Not only did I discover a magnificent variety of a favorite fruit, I also found the OXO Cherry Pitter.
This ingenious device (given to me as part of a package at Camp Blogaway – a food blogging event) makes pitting cherries a breeze. With just a squeeze of the handle the pit pops right out. It works so well, I might even take it with me on my next trip back to Iowa.
If you want to know what to do with your cherry pits, click here for an interesting twist from the Tasting Table.
Bing cherries are sweet, yet when you roast them, their tangy essence emerges. This concentrated flavor makes the fruit a spectacular addition to this savory dish.
TIP: I brine my salmon to reduce the unattractive white layer of film (albumin) that forms on the surface during cooking when using high heat. Just 10 minutes in a salty brine (1 tablespoon of salt per cup of water) is enough to minimize the effect.

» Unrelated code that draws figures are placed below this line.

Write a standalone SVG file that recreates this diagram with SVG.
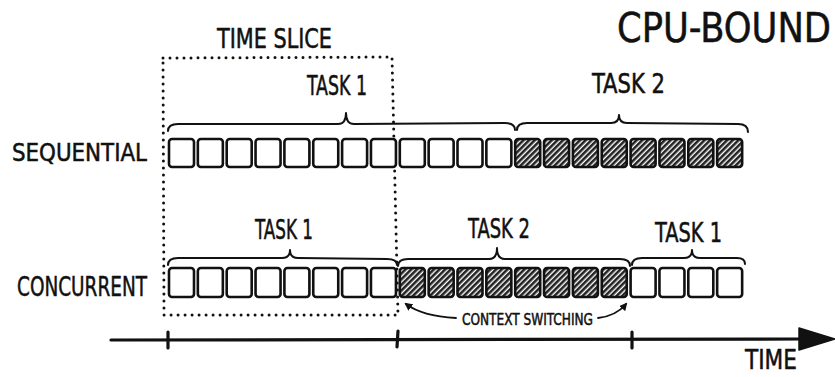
<svg xmlns="http://www.w3.org/2000/svg" width="835" height="377" viewBox="0 0 835 377">
<style>
.t{font-family:"DejaVu Sans Condensed","DejaVu Sans",sans-serif;fill:#111;stroke:#111;stroke-width:0.5;}
.w{fill:#fff;stroke:#111;stroke-width:2.6;}
.h{fill:url(#hatch);stroke:#111;stroke-width:2.6;}
.br{fill:none;stroke:#111;stroke-width:2;stroke-linecap:round;stroke-linejoin:round;}
.dot{fill:none;stroke:#111;stroke-width:3;stroke-linecap:round;stroke-dasharray:0 7;}
.ax{fill:none;stroke:#111;stroke-width:3.2;stroke-linecap:round;}
.ar{fill:none;stroke:#111;stroke-width:1.8;stroke-linecap:round;}
</style>
<defs>
<pattern id="hatch" width="4" height="4" patternUnits="userSpaceOnUse" patternTransform="rotate(45)">
<rect width="4" height="4" fill="#fff"/>
<rect width="2.6" height="4" fill="#222"/>
</pattern>
<marker id="ah" markerWidth="8" markerHeight="8" refX="6" refY="4" orient="auto" markerUnits="userSpaceOnUse">
<path d="M0,0 L8,4 L0,8 Z" fill="#111"/>
</marker>
</defs>
<rect width="835" height="377" fill="#fff"/>

<g id="title"><text class="t" x="617" y="42" font-size="40" textLength="214" lengthAdjust="spacingAndGlyphs">CPU-BOUND</text></g>

<g id="time-slice">
<path class="dot" d="M163,58 L392,57 L398,315 L164,315 Z"/>
<text class="t" x="217" y="48" font-size="27" textLength="115" lengthAdjust="spacingAndGlyphs">TIME SLICE</text>
</g>

<g id="sequential-label"><text class="t" x="12" y="161" font-size="25" textLength="135" lengthAdjust="spacingAndGlyphs">SEQUENTIAL</text></g>
<g id="concurrent-label"><text class="t" x="17" y="296" font-size="27" textLength="130" lengthAdjust="spacingAndGlyphs">CONCURRENT</text></g>

<g id="sequential-task1">
<path class="br" d="M168,131 Q168,124 178,124 L338,124 Q346,124 346,113 Q346,124 354,124 L505,123 Q515,123 515,130"/>
<text class="t" x="307" y="95" font-size="27" textLength="60" lengthAdjust="spacingAndGlyphs">TASK 1</text>
<rect class="w" x="169" y="139" width="25" height="28" rx="3"/>
<rect class="w" x="197.85" y="139" width="25" height="28" rx="3"/>
<rect class="w" x="226.7" y="139" width="25" height="28" rx="3"/>
<rect class="w" x="255.55" y="139" width="25" height="28" rx="3"/>
<rect class="w" x="284.4" y="139" width="25" height="28" rx="3"/>
<rect class="w" x="313.25" y="139" width="25" height="28" rx="3"/>
<rect class="w" x="342.1" y="139" width="25" height="28" rx="3"/>
<rect class="w" x="370.95" y="139" width="25" height="28" rx="3"/>
<rect class="w" x="399.8" y="139" width="25" height="28" rx="3"/>
<rect class="w" x="428.65" y="139" width="25" height="28" rx="3"/>
<rect class="w" x="457.5" y="139" width="25" height="28" rx="3"/>
<rect class="w" x="486.35" y="139" width="25" height="28" rx="3"/>
</g>

<g id="sequential-task2">
<path class="br" d="M517,130 Q517,123 527,123 L611,123 Q619,123 619,115 Q619,123 627,123 L738,124 Q748,124 748,132"/>
<text class="t" x="592" y="93" font-size="27" textLength="73" lengthAdjust="spacingAndGlyphs">TASK 2</text>
<rect class="h" x="515.2" y="139" width="25" height="28" rx="3"/>
<rect class="h" x="544.05" y="139" width="25" height="28" rx="3"/>
<rect class="h" x="572.9" y="139" width="25" height="28" rx="3"/>
<rect class="h" x="601.75" y="139" width="25" height="28" rx="3"/>
<rect class="h" x="630.6" y="139" width="25" height="28" rx="3"/>
<rect class="h" x="659.45" y="139" width="25" height="28" rx="3"/>
<rect class="h" x="688.3" y="139" width="25" height="28" rx="3"/>
<rect class="h" x="717.15" y="139" width="25" height="28" rx="3"/>
</g>

<g id="concurrent-task1">
<path class="br" d="M168,265 Q168,258 178,258 L282,258 Q290,258 290,250 Q290,258 298,258 L387,259 Q397,259 397,265"/>
<text class="t" x="255" y="239" font-size="27" textLength="58" lengthAdjust="spacingAndGlyphs">TASK 1</text>
<rect class="w" x="169" y="268" width="25" height="29" rx="3"/>
<rect class="w" x="197.85" y="268" width="25" height="29" rx="3"/>
<rect class="w" x="226.7" y="268" width="25" height="29" rx="3"/>
<rect class="w" x="255.55" y="268" width="25" height="29" rx="3"/>
<rect class="w" x="284.4" y="268" width="25" height="29" rx="3"/>
<rect class="w" x="313.25" y="268" width="25" height="29" rx="3"/>
<rect class="w" x="342.1" y="268" width="25" height="29" rx="3"/>
<rect class="w" x="370.95" y="268" width="25" height="29" rx="3"/>
</g>

<g id="concurrent-task2">
<path class="br" d="M398,266 Q398,259 408,259 L489,259 Q497,259 497,248 Q497,259 505,259 L620,259 Q630,259 630,266"/>
<text class="t" x="468" y="238" font-size="27" textLength="62" lengthAdjust="spacingAndGlyphs">TASK 2</text>
<rect class="h" x="399.8" y="268" width="25" height="29" rx="3"/>
<rect class="h" x="428.65" y="268" width="25" height="29" rx="3"/>
<rect class="h" x="457.5" y="268" width="25" height="29" rx="3"/>
<rect class="h" x="486.35" y="268" width="25" height="29" rx="3"/>
<rect class="h" x="515.2" y="268" width="25" height="29" rx="3"/>
<rect class="h" x="544.05" y="268" width="25" height="29" rx="3"/>
<rect class="h" x="572.9" y="268" width="25" height="29" rx="3"/>
<rect class="h" x="601.75" y="268" width="25" height="29" rx="3"/>
</g>

<g id="concurrent-task1b">
<path class="br" d="M632,265 Q632,258 642,258 L684,258 Q692,258 692,250 Q692,258 700,258 L737,258 Q745,258 745,264"/>
<text class="t" x="655" y="242" font-size="27" textLength="67" lengthAdjust="spacingAndGlyphs">TASK 1</text>
<rect class="w" x="630.6" y="268" width="25" height="29" rx="3"/>
<rect class="w" x="659.45" y="268" width="25" height="29" rx="3"/>
<rect class="w" x="688.3" y="268" width="25" height="29" rx="3"/>
<rect class="w" x="717.15" y="268" width="25" height="29" rx="3"/>
</g>

<g id="context-switching">
<text class="t" x="462" y="325" font-size="16" textLength="131" lengthAdjust="spacingAndGlyphs">CONTEXT SWITCHING</text>
</g>

<g id="time-label"><text class="t" x="745" y="369" font-size="27" textLength="52" lengthAdjust="spacingAndGlyphs">TIME</text></g>

<g id="connectors">
<path class="ar" d="M456,318 Q422,316 406,304" marker-end="url(#ah)"/>
<path class="ar" d="M598,318 Q616,316 626,304" marker-end="url(#ah)"/>
<path class="ax" d="M111,340 L802,339"/>
<polygon points="799,328 835,339 799,350" fill="#111" stroke="#111" stroke-width="1.5" stroke-linejoin="round"/>
<path class="ax" d="M168,332 L168,348 M398,331 L397,347 M632,332 L632,348"/>
</g>
</svg>
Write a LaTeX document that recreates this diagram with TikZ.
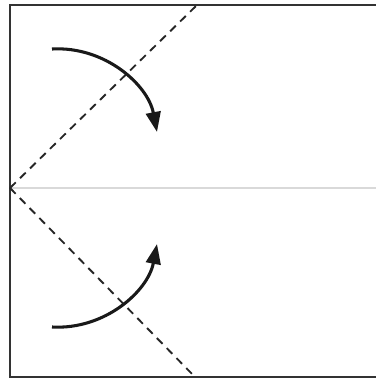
\documentclass[tikz,border=0pt]{standalone}
\usetikzlibrary{arrows.meta}
\begin{document}
\begin{tikzpicture}[x=0.75pt,y=-0.75pt,
  frame/.style={draw=black!80,line width=1.6pt},
  crease/.style={draw=black!15,line width=1.5pt},
  foldline/.style={draw=black!85,line width=1.4pt,dash pattern=on 6pt off 4.5pt},
  foldarrow/.style={draw=black!90,line width=2.3pt,-{Triangle[length=15pt,width=11pt]}}]
\useasboundingbox (0,0) rectangle (375,381);
\fill[white] (0,0) rectangle (375,381);
\coordinate (tl) at (10,5);
\coordinate (bl) at (10,377);
\coordinate (tr) at (376,5);
\coordinate (br) at (376,377);
\coordinate (ml) at (10,188);
\coordinate (mr) at (376,188);
\coordinate (dt) at (197,5);
\coordinate (db) at (195,377);
\draw[crease] (ml) -- (mr);
\draw[frame] (tr) -- (tl) -- (bl) -- (br);
\draw[foldline] (ml) -- (dt);
\draw[foldline] (ml) -- (db);
\coordinate (a1s) at (52,49);
\coordinate (a1e) at (157,132);
\coordinate (a2s) at (52,327);
\coordinate (a2e) at (157,244);
\draw[foldarrow] (a1s) .. controls (105,46) and (148,85) .. (a1e);
\draw[foldarrow] (a2s) .. controls (105,330) and (148,291) .. (a2e);
\end{tikzpicture}
\end{document}
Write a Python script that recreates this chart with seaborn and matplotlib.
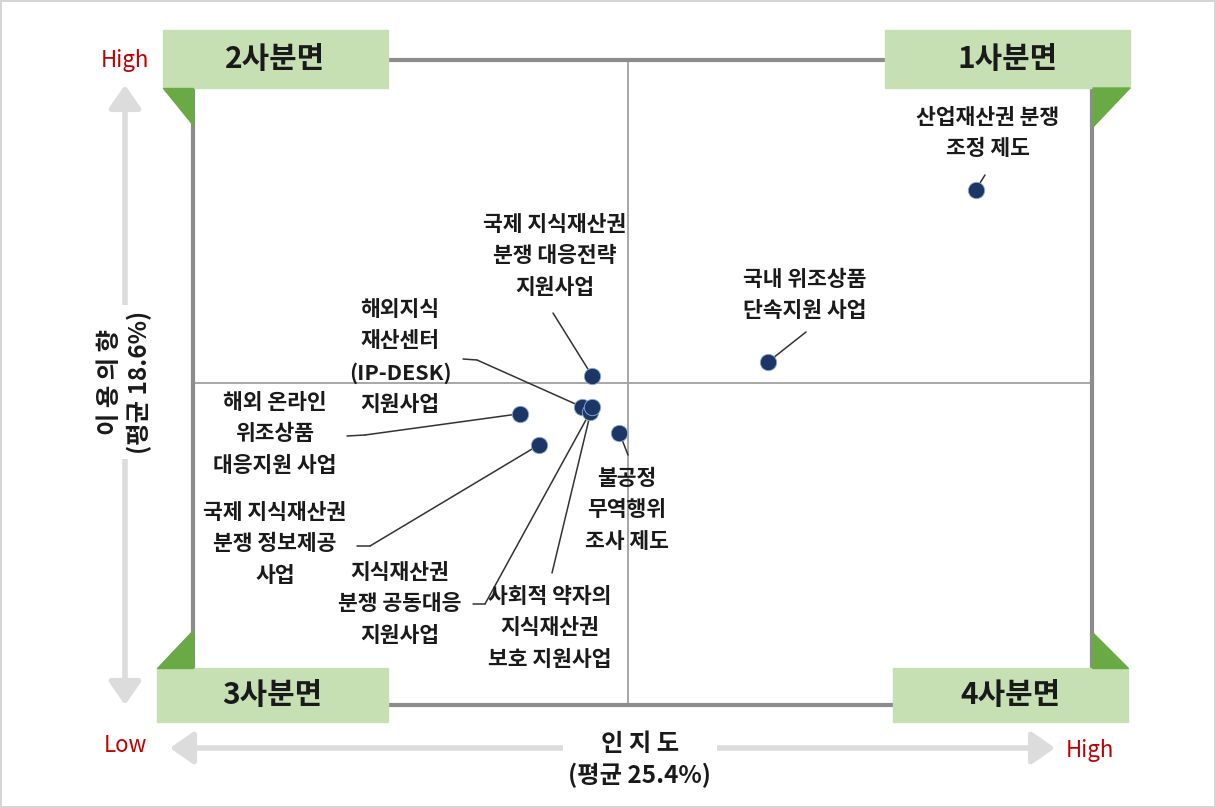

Roasted Cherries with Salmon
Roasted Cherries with Salmon
- • 1/2 pound about 1 1/4 cups cherries, pitted and halved
- • 2 tablespoons lime juice divided
- • 2 teaspoons honey
- • 1 teaspoon chopped sage
- • 6 ounces salmon fillet cut in half
- • 2 tablespoons extra-virgin olive oil
- • 2 cloves garlic minced
- • 1/2 pound spinach thoroughly washed
- • Salt and freshly ground black pepper
Arrange one rack about 8 inches from the heating element and another around 4 inches away. Preheat broiler. (My broiler is 550 degrees)
In a large bowl, toss together cherries, 1 tablespoon lime juice, honey and sage.
Arrange salmon skin-side down on a large foil-lined baking sheet. Scatter cherry mixture around salmon and broil until salmon is just cooked through and cherries are juicy and caramelized, 5 to 6 minutes. Move pan to upper rack in oven for one more minute to brown salmon. Remove from oven.
Heat a skillet over medium heat. Add oil and garlic. Sauté garlic in oil for 2 minutes. Add spinach to the pan and turn leaves in warm oil until they wilt. Season the wilted spinach with salt and pepper.
Transfer half the spinach to each plate and top with salmon.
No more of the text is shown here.